The problem of stats

No, not statistics in itself. The problem I am writing about is website statistics, and it started a long time ago.

Back in the day we simply used web server logs to analyse website traffic. One could see an incoming IP address and see where the associated browser went in the website. This worked well back then as websites were simple affairs and essentially all one big lump. Of course, this was an era when web servers were run almost in the spare time of those few IT (and indeed non-IT) that had any interest in the web. Back then I was not in the central IT team but I was afforded some latitude for experimenting with new things, especially when redundant hardware could be used. It was 1992 and the IMG tag was still in the realm of fantasy.

Later, there were two open source packages that became very popular, one called Analog and the other Linklint. The former produced statistics about website visitors and the latter could be used to check for errors, missing pages for example. Analog could, when provided with valid data estimate which countries visitors were coming from, very useful when your organisation markets itself globally.

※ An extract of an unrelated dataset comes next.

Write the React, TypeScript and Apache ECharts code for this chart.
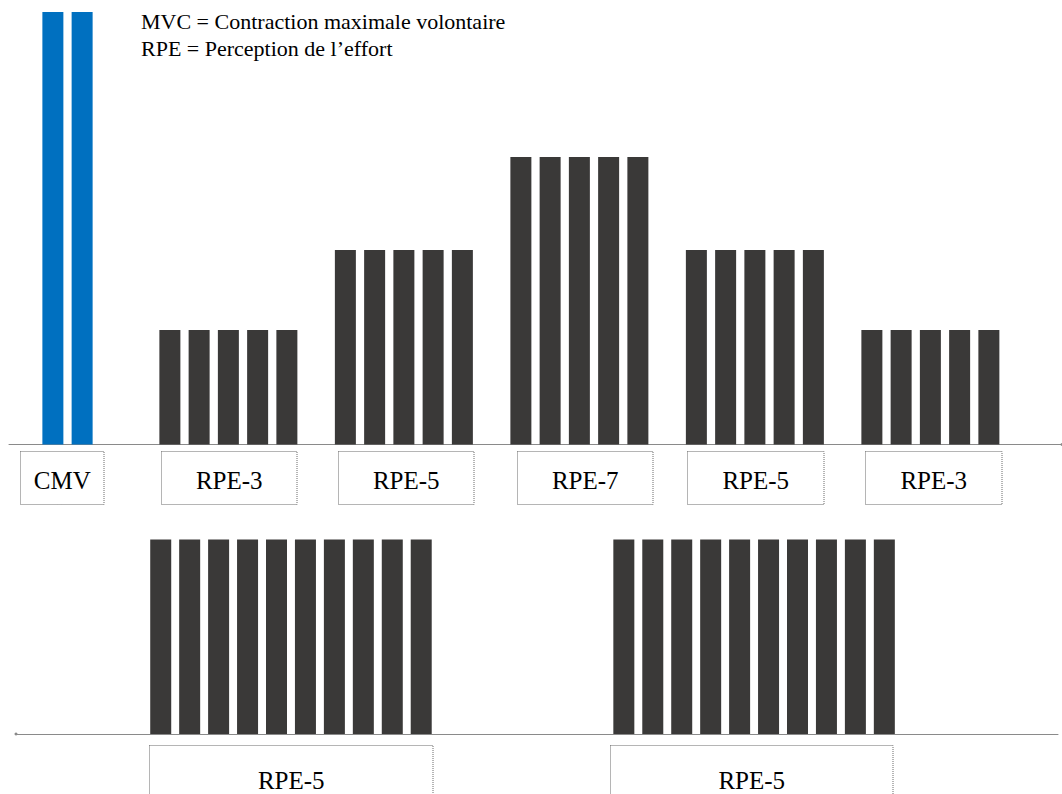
import React, { useEffect, useRef } from "react";
import * as echarts from "echarts";

// ---- data (values in % of maximal voluntary contraction) ----
const cmvBars = [100, 100];
const rpe3aBars = [26.5, 26.5, 26.5, 26.5, 26.5];
const rpe5aBars = [45, 45, 45, 45, 45];
const rpe7Bars = [66.5, 66.5, 66.5, 66.5, 66.5];
const rpe5bBars = [45, 45, 45, 45, 45];
const rpe3bBars = [26.5, 26.5, 26.5, 26.5, 26.5];
const bottomLeftBars = [45, 45, 45, 45, 45, 45, 45, 45, 45, 45];
const bottomRightBars = [45, 45, 45, 45, 45, 45, 45, 45, 45, 45];

const topLabels = ["CMV", "RPE-3", "RPE-5", "RPE-7", "RPE-5", "RPE-3"];
const bottomLabels = ["RPE-5", "RPE-5"];
const legendLines = ["MVC = Contraction maximale volontaire", "RPE = Perception de l\u2019effort"];

// ---- layout (empty category slots between groups) ----
const topGaps = [1, 2, 1, 1, 1, 1];
const topTrailing = 2;
const bottomGaps = [5, 6];
const bottomTrailing = 6;

const FONT = "Liberation Serif";
const BLUE = "#0070C0";
const DARK = "#3A3938";

function buildSlots(blocks: number[][], gaps: number[], trailing: number) {
  const values: (number | null)[] = [];
  const owner: number[] = [];
  blocks.forEach((b, bi) => {
    for (let g = 0; g < gaps[bi]; g++) {
      values.push(null);
      owner.push(-1);
    }
    b.forEach((v) => {
      values.push(v);
      owner.push(bi);
    });
  });
  for (let g = 0; g < trailing; g++) {
    values.push(null);
    owner.push(-1);
  }
  return { values, owner };
}

export default function App() {
  const ref = useRef<HTMLDivElement>(null);
  useEffect(() => {
    if (!ref.current) return;
    const chart = echarts.init(ref.current, null, { renderer: "svg" });

    const top = buildSlots(
      [cmvBars, rpe3aBars, rpe5aBars, rpe7Bars, rpe5bBars, rpe3bBars],
      topGaps,
      topTrailing
    );
    const bottom = buildSlots([bottomLeftBars, bottomRightBars], bottomGaps, bottomTrailing);

    const topCats = top.values.map((_, i) => "t" + i);
    const bottomCats = bottom.values.map((_, i) => "b" + i);

    const blueData = top.values.map((v, i) => (top.owner[i] === 0 ? v : null));
    const darkTopData = top.values.map((v, i) => (top.owner[i] > 0 ? v : null));

    const axisLineStyle = { color: "#8a8a8a", width: 1 };

    const boxStyle = {
      fill: "none",
      stroke: "#6a6a6a",
      lineWidth: 1,
      lineDash: [1, 1],
    };

    const topBoxes = [
      [20.5, 104],
      [161.5, 297],
      [338.5, 474],
      [517.5, 653],
      [687.5, 824],
      [865.5, 1002],
    ];
    const bottomBoxes = [
      [149.5, 433],
      [610.5, 893],
    ];

    const textStyle = (text: string, size: number, align: string) => ({
      text,
      fontFamily: FONT,
      fontSize: size,
      fill: "#000",
      align,
      verticalAlign: "middle",
    });

    const graphic: any[] = [];
    topBoxes.forEach(([x1, x2], i) => {
      graphic.push({
        type: "rect",
        shape: { x: x1, y: 451.5, width: x2 - x1, height: 53 },
        style: boxStyle,
        z: 10,
      });
      graphic.push({
        type: "text",
        x: (x1 + x2) / 2,
        y: 480,
        style: textStyle(topLabels[i], 25, "center"),
        z: 10,
      });
    });
    bottomBoxes.forEach(([x1, x2], i) => {
      graphic.push({
        type: "rect",
        shape: { x: x1, y: 745.5, width: x2 - x1, height: 70 },
        style: boxStyle,
        z: 10,
      });
      graphic.push({
        type: "text",
        x: (x1 + x2) / 2,
        y: 780,
        style: textStyle(bottomLabels[i], 25, "center"),
        z: 10,
      });
    });
    legendLines.forEach((t, i) => {
      graphic.push({
        type: "text",
        x: 141,
        y: 21 + i * 27,
        style: textStyle(t, 22, "left"),
        z: 10,
      });
    });

    chart.setOption({
      animation: false,
      backgroundColor: "#ffffff",
      grid: [
        { left: 9, width: 1053, top: 12, height: 432.5 },
        { left: 16, width: 1042, top: 301.5, height: 432.5 },
      ],
      xAxis: [
        {
          type: "category",
          gridIndex: 0,
          data: topCats,
          boundaryGap: true,
          axisTick: { show: false },
          axisLabel: { show: false },
          axisLine: {
            lineStyle: axisLineStyle,
            symbol: ["none", "circle"],
            symbolSize: [3, 3],
          },
        },
        {
          type: "category",
          gridIndex: 1,
          data: bottomCats,
          boundaryGap: false,
          axisTick: { show: false },
          axisLabel: { show: false },
          axisLine: {
            lineStyle: axisLineStyle,
            symbol: ["circle", "none"],
            symbolSize: [3, 3],
          },
        },
      ],
      yAxis: [
        { type: "value", gridIndex: 0, min: 0, max: 100, show: false, splitLine: { show: false } },
        { type: "value", gridIndex: 1, min: 0, max: 100, show: false, splitLine: { show: false } },
      ],
      series: [
        {
          type: "bar",
          xAxisIndex: 0,
          yAxisIndex: 0,
          data: blueData,
          barWidth: 21,
          barGap: "-100%",
          itemStyle: { color: BLUE },
          z: 2,
        },
        {
          type: "bar",
          xAxisIndex: 0,
          yAxisIndex: 0,
          data: darkTopData,
          barWidth: 21,
          barGap: "-100%",
          itemStyle: { color: DARK },
          z: 2,
        },
        {
          type: "bar",
          xAxisIndex: 1,
          yAxisIndex: 1,
          data: bottom.values,
          barWidth: 21,
          itemStyle: { color: DARK },
          z: 2,
        },
      ],
      graphic,
    });

    return () => chart.dispose();
  }, []);

  return (
    <div
      ref={ref}
      style={{ position: "fixed", left: 0, top: 0, width: 1062, height: 794, background: "#fff" }}
    />
  );
}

Of course, the marketeers desired more. I was once asked to find out where everyone who only looked at our home page went next. Ok, where they visited another of our own web servers this was do-able, but the question was expanded to ask which of our competitors they visited next. This was new thinking, by which I mean thinking that one could not associate with any other media. For example, if the publisher of one newspaper wanted to know which other newspaper a person took after only glancing at their own it would need some form of physical surveillance, or perhaps a questionnaire. Neither would be particularly reliable, the questionnaire in particular.

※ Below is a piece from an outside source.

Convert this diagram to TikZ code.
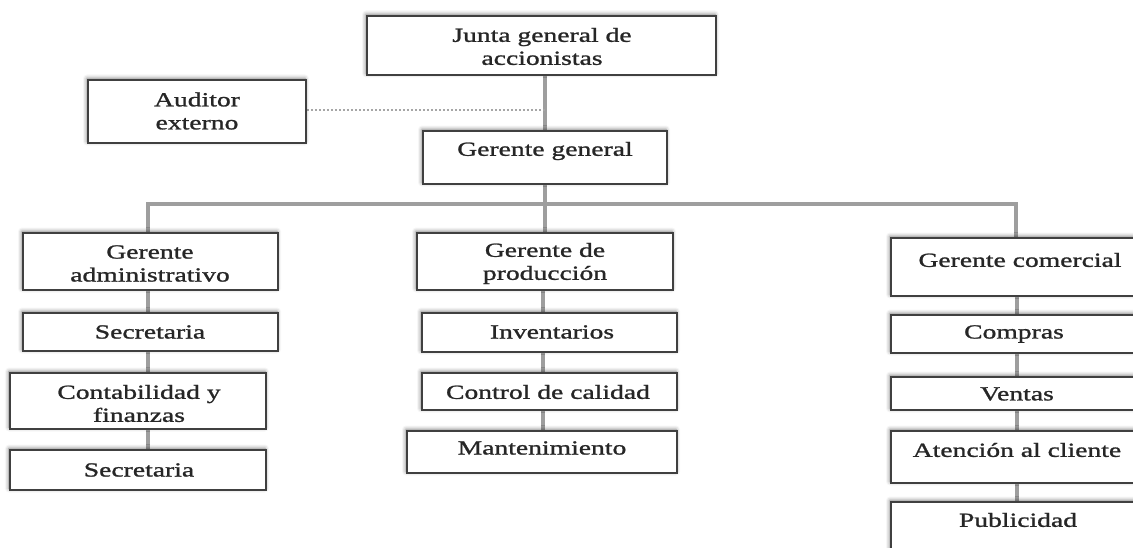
\documentclass[tikz,border=0pt]{standalone}
\usepackage{fontspec}
\setmainfont{Liberation Serif}[FakeStretch=1.38,FakeBold=1.2]
\usetikzlibrary{fit,shadows.blur}
\pgfdeclarelayer{bg}
\pgfsetlayers{bg,main}
\tikzset{
  box/.style={draw=black!75, line width=1.6pt, fill=white, inner sep=0pt,
    blur shadow={shadow xshift=-1pt, shadow yshift=1.5pt, shadow blur radius=4pt, shadow opacity=55}},
  txt/.style={align=center, font=\fontsize{20}{23}\selectfont, text=black!85, inner sep=0pt},
  conn/.style={draw=black!38, line width=3.2pt},
  dotline/.style={draw=black!35, line width=2.5pt, dash pattern=on 2pt off 2pt}
}
\begin{document}
\begin{tikzpicture}[x=1pt,y=-1pt]
\useasboundingbox (0,0) rectangle (1133,548);
% top
\node[box, fit={(367,16)(716,75)}] (junta) {};
\node[txt] (tjunta) at (542,46.5) {Junta general de\\accionistas};
\node[box, fit={(88,80)(306,143)}] (auditor) {};
\node[txt] (tauditor) at (197,111) {Auditor\\externo};
\node[box, fit={(423,131)(667,184)}] (gg) {};
\node[txt] (tgg) at (545,151) {Gerente general};
% left column
\node[box, fit={(23,233)(278,290)}] (gadm) {};
\node[txt] (tgadm) at (150,263.5) {Gerente\\administrativo};
\node[box, fit={(23,313)(278,351)}] (sec1) {};
\node[txt] (tsec1) at (150,332) {Secretaria};
\node[box, fit={(10,373)(266,429)}] (cont) {};
\node[txt] (tcont) at (139,403.5) {Contabilidad y\\finanzas};
\node[box, fit={(10,450)(266,490)}] (sec2) {};
\node[txt] (tsec2) at (139,470) {Secretaria};
% middle column
\node[box, fit={(417,233)(673,290)}] (gprod) {};
\node[txt] (tgprod) at (545,263.5) {Gerente de\\producción};
\node[box, fit={(422,313)(677,352)}] (inv) {};
\node[txt] (tinv) at (552,332) {Inventarios};
\node[box, fit={(422,373)(677,410)}] (cal) {};
\node[txt] (tcal) at (548,392) {Control de calidad};
\node[box, fit={(407,431)(677,473)}] (mant) {};
\node[txt] (tmant) at (542,448) {Mantenimiento};
% right column
\node[box, fit={(891,238)(1143,296)}] (gcom) {};
\node[txt] (tgcom) at (1020,260) {Gerente comercial};
\node[box, fit={(891,315)(1143,353)}] (comp) {};
\node[txt] (tcomp) at (1014,334) {Compras};
\node[box, fit={(891,377)(1143,410)}] (vent) {};
\node[txt] (tvent) at (1017,394) {Ventas};
\node[box, fit={(891,431)(1143,483)}] (aten) {};
\node[txt] (taten) at (1017,450) {Atención al cliente};
\node[box, fit={(891,502)(1143,562)}] (pub) {};
\node[txt] (tpub) at (1018,520) {Publicidad};
% connectors
\coordinate (barL) at (148,204);
\coordinate (barR) at (1016,204);
\coordinate (barM) at (545,204);
\coordinate (aud) at (545,110);
\coordinate (colL) at (148,0);
\coordinate (colM) at (543,0);
\coordinate (colR) at (1017,0);
\begin{pgfonlayer}{bg}
\draw[conn] (junta.south -| gg.north) -- (gg.north);
\draw[dotline] (auditor.east |- aud) -- (aud);
\draw[conn] (gg.south) -- (barM);
\draw[conn] (gadm.north -| barL) -- (barL) -- (barR) -- (gcom.north -| barR);
\draw[conn] (barM) -- (gprod.north -| barM);
\draw[conn] (gadm.south -| colL) -- (sec1.north -| colL);
\draw[conn] (sec1.south -| colL) -- (cont.north -| colL);
\draw[conn] (cont.south -| colL) -- (sec2.north -| colL);
\draw[conn] (gprod.south -| colM) -- (inv.north -| colM);
\draw[conn] (inv.south -| colM) -- (cal.north -| colM);
\draw[conn] (cal.south -| colM) -- (mant.north -| colM);
\draw[conn] (gcom.south -| colR) -- (comp.north -| colR);
\draw[conn] (comp.south -| colR) -- (vent.north -| colR);
\draw[conn] (vent.south -| colR) -- (aten.north -| colR);
\draw[conn] (aten.south -| colR) -- (pub.north -| colR);
\end{pgfonlayer}
\end{tikzpicture}
\end{document}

Enter, stage left, Google Analytics. I had attended a launch event – well of a sort anyway – where a new product was described which would enable one to search all across the web. The name? Google. We had rudimentary search products by this time but nothing like what was being described. Bells were ringing, but rather quietly. I think we could see back then that all of a sudden content has value, just not to us. But, Google search aside we later got wind of Google Analytics ad the bells got louder amongst those of us who could already see future issues.

Google Analytics arrived with two quite major advantages. First, IT people no longer had to do anything, and second, the marketeers would have access to easy to understand graphs. But those of us who had this nagging voice about global surveillance and the fact that a corporate entity would effectively have access to data indicating where everyone browsed were ignored. Fast forward to the later times of the GDPR and the coming soon and already years late PECR replacement, cookie laws and all that and I resist shouting we told you so but we did and it was back in 1994.

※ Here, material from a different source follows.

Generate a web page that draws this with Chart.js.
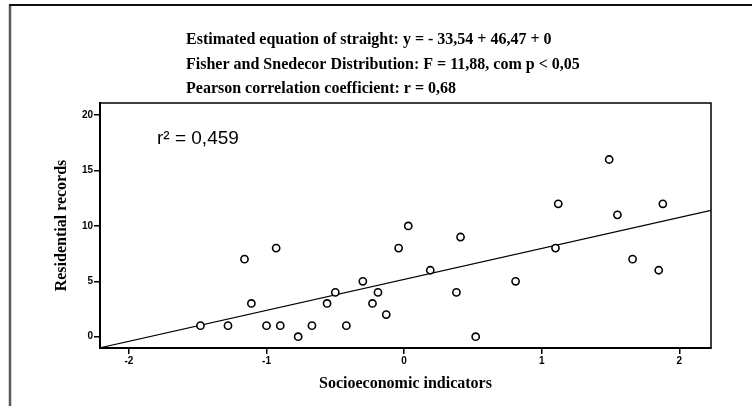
<!DOCTYPE html>
<html>
<head>
<meta charset="utf-8">
<script src="https://cdn.jsdelivr.net/npm/chart.js@4.4.1/dist/chart.umd.min.js"></script>
<style>
  html, body { margin: 0; padding: 0; background: #fff; }
</style>
</head>
<body>
<canvas id="myChart" width="752" height="406"></canvas>
<script>
// socioeconomic indicator (x) against residential records (y), one point per case
const socioX  = [-1.48, -1.28, -1.16, -1.11, -0.93, -1.00, -0.90, -0.77, -0.67, -0.56,
                 -0.50, -0.42, -0.30, -0.23, -0.19, -0.13, -0.04, 0.03, 0.19, 0.41,
                 0.38, 0.52, 0.81, 1.10, 1.12, 1.49, 1.55, 1.66, 1.85, 1.88];
const records = [1, 1, 7, 3, 8, 1, 1, 0, 1, 3,
                 4, 1, 5, 3, 4, 2, 8, 10, 6, 9,
                 4, 0, 5, 8, 12, 16, 11, 7, 6, 12];

// fitted straight line, read at the two edges of the plot
const fitX = [-2.21, 2.23];
const fitY = [-1.0, 11.4];

const xTicks = [-2, -1, 0, 1, 2];
const yTicks = [0, 5, 10, 15, 20];

const headerLines = [
  'Estimated equation of straight: y = - 33,54 + 46,47 + 0',
  'Fisher and Snedecor Distribution: F = 11,88, com p < 0,05',
  'Pearson correlation coefficient: r = 0,68'
];
const r2Label = 'r² = 0,459';

const tickFont = { family: '"Liberation Sans", Arial, sans-serif', size: 10, weight: 'bold' };
const titleFont = { family: '"Liberation Serif", "Times New Roman", serif', size: 16, weight: 'bold' };

// frame, box and the text blocks that are not axis text
const extras = {
  id: 'extras',
  afterDraw(chart) {
    const { ctx, chartArea: a } = chart;
    ctx.save();
    // outer frame (left + top only)
    ctx.strokeStyle = '#5a5a5a';
    ctx.lineWidth = 2.5;
    ctx.beginPath();
    ctx.moveTo(10, 406);
    ctx.lineTo(10, 5);
    ctx.stroke();
    ctx.strokeStyle = '#111';
    ctx.lineWidth = 2;
    ctx.beginPath();
    ctx.moveTo(9, 5);
    ctx.lineTo(752, 5);
    ctx.stroke();
    // plot box
    ctx.strokeStyle = '#000';
    ctx.lineWidth = 1.5;
    ctx.strokeRect(a.left, a.top, a.right - a.left, a.bottom - a.top);
    // header text
    ctx.fillStyle = '#000';
    ctx.textBaseline = 'middle';
    ctx.textAlign = 'left';
    ctx.font = 'bold 16px "Liberation Serif", "Times New Roman", serif';
    headerLines.forEach((t, i) => ctx.fillText(t, 186, 40 + i * 24.5));
    // r squared
    ctx.font = '19px "Liberation Sans", Arial, sans-serif';
    ctx.fillText(r2Label, a.left + 57, a.top + 36);
    ctx.restore();
  }
};

var ctx = document.getElementById('myChart').getContext('2d');
var chart = new Chart(ctx, {
  data: {
    datasets: [
      {
        type: 'scatter',
        data: socioX.map((x, i) => ({ x: x, y: records[i] })),
        pointStyle: 'circle',
        pointRadius: 3.6,
        pointBorderWidth: 1.6,
        borderColor: '#000',
        backgroundColor: '#fff'
      },
      {
        type: 'line',
        data: fitX.map((x, i) => ({ x: x, y: fitY[i] })),
        borderColor: '#000',
        borderWidth: 1.2,
        pointRadius: 0,
        fill: false
      }
    ]
  },
  options: {
    responsive: false,
    animation: false,
    events: [],
    layout: { padding: { top: 103, right: 41, left: 0, bottom: 0 } },
    plugins: { legend: { display: false }, tooltip: { enabled: false } },
    scales: {
      x: {
        type: 'linear',
        position: 'bottom',
        min: -2.21,
        max: 2.23,
        afterBuildTicks: s => { s.ticks = xTicks.map(v => ({ value: v })); },
        afterFit: s => { s.height = 58; },
        ticks: { font: tickFont, color: '#000', padding: 1, maxRotation: 0, autoSkip: false,
                 callback: v => String(v) },
        grid: { drawOnChartArea: false, drawTicks: true, tickLength: 6, color: '#000', lineWidth: 1.5 },
        border: { display: true, color: '#000', width: 2 },
        title: { display: true, text: 'Socioeconomic indicators', font: titleFont, color: '#000',
                 padding: { top: 0, bottom: 13 } }
      },
      y: {
        type: 'linear',
        min: -1.02,
        max: 21.1,
        afterBuildTicks: s => { s.ticks = yTicks.map(v => ({ value: v })); },
        afterFit: s => { s.width = 100; },
        ticks: { font: tickFont, color: '#000', padding: 1, autoSkip: false,
                 callback: v => String(v) },
        grid: { drawOnChartArea: false, drawTicks: true, tickLength: 6, color: '#000', lineWidth: 1.5 },
        border: { display: true, color: '#000', width: 2 },
        title: { display: true, text: 'Residential records', font: titleFont, color: '#000',
                 padding: { top: 52, bottom: 0 } }
      }
    }
  },
  plugins: [extras]
});
</script>
</body>
</html>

Of course, there was still an issue. Ok, we have this useful global search facility now but how do we include local content which is not accessible from outside? Google again to the rescue. I had a pair of Google Search Appliances (GSA) installed, one in each of our main data centres and fronted by a NetScaler appliance. This provided resilience to the loss of a single GSA. Being on our LAN the GSAs were able to spider content that was restricted to local access and which therefore could not be spidered by Big Google. It also provided a useful facility whereby we could rank, to some extent, content and could apply keyword and key phrase matching to direct searches to specific content which would then appear top in the list of results. This little Google was far more friendly, not being bloated by the desire of the mothership to know all things of all people. Perhaps no surprise then that Google eventually retired the GSA product in favour of a cloud based provision. You guessed it, they wanted to know who was accessing all your secret stuff too.

Are we really where we are because marketing people wanted to know everything about everyone and companies, not just Google cashed in on it? Yes, I think so, and you can see just how far by those invasive adverts that themselves continually leverage new technologies to further invade. Remember pop-ups? And then pop-up blockers? And of course the whole cookie debate where a really quite useful facility enabling shopping carts among other things was hijacked in order to track us across webspace. Yeah, those. Remember the good old doubleclick cookie, adware, ad blockers, layers upon layers of this stuff. It is almost all because of marketing.

Advertising is here to stay and I have absolutely no issue with it. Although I generally ignore it I will admit to having seen something advertised that I was unaware of and which actually filled a need. But there is a constant battle between the marketeers and the techies which will continue because all of this, the Internet, the web, email is designed to help us and  be easy to use and to access. And that’s where it all went wrong but it could not really exist any other way.